Morfin: Its a very well coded mud, with quite a few nice people. The atmosphere is very friendly and helpful, people are always willing to give a hand to one another.
Wren: I really enjoy the great variety of original areas that burning boasts, and the way the game is so nicely balanced. It is a grouping mud, with a nice social atmosphere. I like the way that, whenever I have a suggestion or problem, the immortals are always willing to listen to me and consider my ideas.
4. How has Burning improved since you started playing?
Map: It has gone from a simple powermud with somewhat MERCish features to a well balanced, very challenging, and fun mud. Amongst the changes is the stability of the code, with major rewards to players that manage to crash the mud, but the main changes are based in the gameplay. To start listing features would be silly since it would take way too long, and I wouldnt even know where to begin, but in general one might say it just plain isn’t the same mud anymore. The world usually grows with about one area per month, and is now at a guess around 18-20,000 rooms, and the combination of new classes makes the character specialization near endless.
Coyote: There have been many improvements since I first started playing. It is now possible to achieve almost unlimited levels if one plays enough, and it is easier than ever now to find The Well. Quite a few new zones were added since I started playing, and now there’s more players than ever, which means there’s plenty of new people for me to meet and talk to.
Morfin: The code base is now extremely stable, which is a big plus – you never have to worry about downtime. The world has been expanded immensly, and is ideal for the explorer. One of my favourite features of the MUD is a relatively recent addition – The Well. The automatic EQ balancing makes sure that we dont have underpowered or overpowered equipment for our level, which makes Burning very fair.
Wren: I think there’s a lot more grouping going on nowadays, at least at the higher levels. There are a LOT more areas to play around in and explore. The powergrouping aspect of the game has improved considerably, with many more of these groups being formed in recent months.
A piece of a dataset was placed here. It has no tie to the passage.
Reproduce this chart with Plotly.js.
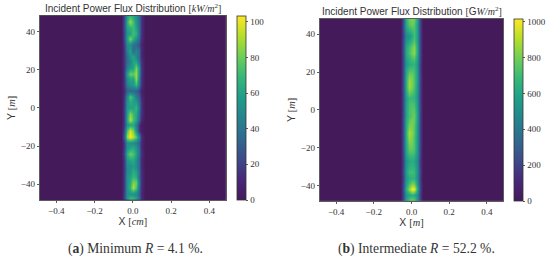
<!DOCTYPE html>
<html><head><meta charset="utf-8">
<script src="https://cdn.plot.ly/plotly-3.0.1.min.js"></script>
<style>html,body{margin:0;padding:0;background:#fff}#c{width:550px;height:259px}</style>
</head><body><div id="c"></div>
<script>
const xCols = [-0.485,-0.062,-0.045,-0.03,-0.015,0,0.015,0.03,0.045,0.062,0.485];
const yRows = [48,45,42,39,36,33,30,27,24,21,18,15,12,9,6,3,0,-3,-6,-9,-12,-15,-18,-21,-24,-27,-30,-33,-36,-39,-42,-45,-48];
const fluxA = [
[22,58,68,62,52,36,16],[24,66,88,72,54,38,16],[24,60,66,70,60,38,16],[22,56,60,72,66,40,16],
[22,60,84,66,52,34,15],[18,50,50,38,34,26,10],[16,46,60,36,46,36,12],[16,38,52,62,48,34,12],
[16,38,46,60,60,40,16],[16,44,56,60,82,54,18],[18,60,80,78,88,52,18],[16,50,62,60,86,48,16],
[16,44,54,56,70,42,16],[12,32,34,34,32,22,8],[16,50,76,62,44,32,12],[18,54,64,60,56,38,16],
[18,56,60,60,68,44,16],[18,60,84,70,62,38,16],[18,64,92,74,60,34,12],[18,54,60,62,44,16,4],
[24,74,98,82,52,18,5],[30,88,103,94,76,48,16],[18,52,52,50,44,32,12],[18,54,60,64,54,36,12],
[22,66,80,74,60,38,16],[18,56,62,64,52,34,12],[18,50,52,58,50,34,12],[18,50,54,64,58,36,14],
[18,54,60,70,64,36,14],[18,54,64,84,80,42,16],[18,54,68,92,74,38,14],[20,52,54,52,48,32,12],
[20,58,74,74,62,38,16]];
const fluxB = [
[230,640,780,820,790,600,210],[230,620,740,780,750,580,210],[220,570,650,700,730,580,210],[200,490,530,620,710,580,210],
[220,550,620,700,750,590,210],[230,600,700,780,830,620,220],[230,620,720,800,840,620,220],[220,580,660,710,730,580,210],
[210,550,620,650,670,550,200],[220,600,720,730,700,560,200],[230,630,810,790,730,570,210],[230,650,860,810,740,570,210],
[230,650,870,800,730,560,210],[220,610,780,730,690,550,200],[210,570,680,680,660,540,200],[220,590,710,730,710,560,200],
[220,600,720,750,750,580,210],[220,600,720,760,780,590,210],[230,620,760,800,770,580,210],[230,640,820,810,750,570,210],
[230,650,880,830,750,570,210],[230,640,850,810,730,560,210],[230,620,800,790,730,560,210],[220,610,750,760,720,550,200],
[210,580,690,700,670,530,200],[190,530,610,630,600,490,180],[200,550,650,670,650,510,190],[210,580,700,710,690,530,200],
[190,540,630,650,650,510,190],[210,580,720,810,790,570,210],[230,640,840,1010,990,640,220],[210,540,600,640,610,500,190],
[220,610,760,810,780,570,210]];
const ticksY = [-40,-20,0,20,40];
const ticksX = [-0.4,-0.2,0,0.2,0.4];
const tickTextX = ['−0.4','−0.2','0.0','0.2','0.4'];
const tickTextY = ['−40','−20','0','20','40'];
const cbTicksA = [0,20,40,60,80,100];
const cbTicksB = [0,200,400,600,800,1000];

const viridis = [[0,'#441a5a'],[0.11,'#482878'],[0.22,'#3e4989'],[0.33,'#31688e'],[0.44,'#26828e'],[0.56,'#1f9e89'],[0.67,'#35b779'],[0.78,'#6ece58'],[0.89,'#b5de2b'],[1,'#fde725']];
const pad = r => [0,0].concat(r,[0,0]);
const serif = 'Liberation Serif, serif';
const sans = 'Liberation Sans, sans-serif';
const ink = '#333';
const W = 550, H = 259;
const cb = (l, t, b, ticks) => ({
  thickness: 9, thicknessmode:'pixels', x:l/W, xanchor:'left', xpad:0, ypad:0,
  y:1-b/H, yanchor:'bottom', len:(b-t)/H, lenmode:'fraction',
  tickvals:ticks, ticks:'outside', ticklen:2.5, tickwidth:0.8, tickcolor:ink,
  tickfont:{family:serif,size:9,color:ink}, outlinewidth:0.8, outlinecolor:ink
});
const hm = (z, xa, ya, zmax, bar) => ({type:'heatmap', x:xCols, y:yRows, z:z.map(pad), xaxis:xa, yaxis:ya,
  zmin:0, zmax:zmax, zsmooth:'best', colorscale:viridis, colorbar:bar, hoverinfo:'skip'});
const it = s => '<span style="font-family:Liberation Serif"><i>'+s+'</i></span>';
const sr = s => '<span style="font-family:Liberation Serif">'+s+'</span>';
const ax = (l, r, vals, text, range, title, standoff) => ({domain:[l,r], range:range, tickvals:vals, ticktext:text, ticks:'outside',
  ticklen:2.5, tickwidth:0.8, tickcolor:ink, showgrid:false, zeroline:false, showline:true, mirror:true,
  linecolor:ink, linewidth:0.8, tickfont:{family:serif,size:9,color:ink},
  title:{text:title,standoff:standoff,font:{family:sans,size:10.4,color:'#333'}}, automargin:false});
const xa1 = ax(40/W,225.7/W,ticksX,tickTextX,[-0.485,0.485],'X '+sr('[')+it('cm')+sr(']'),1); xa1.anchor='y';
const ya1 = ax(1-200/H,1-15.7/H,ticksY,tickTextY,[-48.2,48.2],'Y '+sr('[')+it('m')+sr(']'),3); ya1.anchor='x';
const xa2 = ax(320/W,503/W,ticksX,tickTextX,[-0.485,0.485],'X '+sr('[')+it('m')+sr(']'),1); xa2.anchor='y2';
const ya2 = ax(1-200.7/H,1-19/H,ticksY,tickTextY,[-48,48],'Y '+sr('[')+it('m')+sr(']'),3); ya2.anchor='x2';
const note = (x,y,text,size,fam) => ({xref:'paper',yref:'paper',x:x/W,y:1-y/H,text:text,showarrow:false,
  xanchor:'center',yanchor:'middle',font:{family:fam,size:size,color:'#333'}});
const layout = {width:W,height:H,margin:{l:0,r:0,t:0,b:0},paper_bgcolor:'#fff',plot_bgcolor:'#441a5a',showlegend:false,
  xaxis:xa1,yaxis:ya1,xaxis2:xa2,yaxis2:ya2,
  annotations:[
   note(133,8,'Incident Power Flux Distribution '+sr('[')+it('kW/m')+sr('<sup>2</sup>]'),10,sans),
   note(411.7,10.5,'Incident Power Flux Distribution '+sr('[')+'G'+it('W/m')+sr('<sup>2</sup>]'),10,sans),
   note(135.5,249,'(<b>a</b>) Minimum <i>R</i> = 4.1 %.',13.6,serif),
   note(416,249,'(<b>b</b>) Intermediate <i>R</i> = 52.2 %.',13.6,serif)
  ]};
Plotly.newPlot('c',[hm(fluxA,'x','y',103.2,cb(237,16,200,cbTicksA)),hm(fluxB,'x2','y2',1015,cb(514,19,201,cbTicksB))],layout,{displayModeBar:false,staticPlot:true});
</script></body></html>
And of course, there is The Well, which offers oodles of fun and challenge for anyone brave or foolish enough to try.
Burning is my Motm pick for February ’99 because it is a shining example of how player dedication can bring a mud back from the brink to what is today a thriving community. I remember Burning during the days before its implementors decided they didn’t want to bother, and I remember when it disappeared. The Burning of today is far superior, and the current administration should be commended for their efforts in saving the mud from becoming a memory.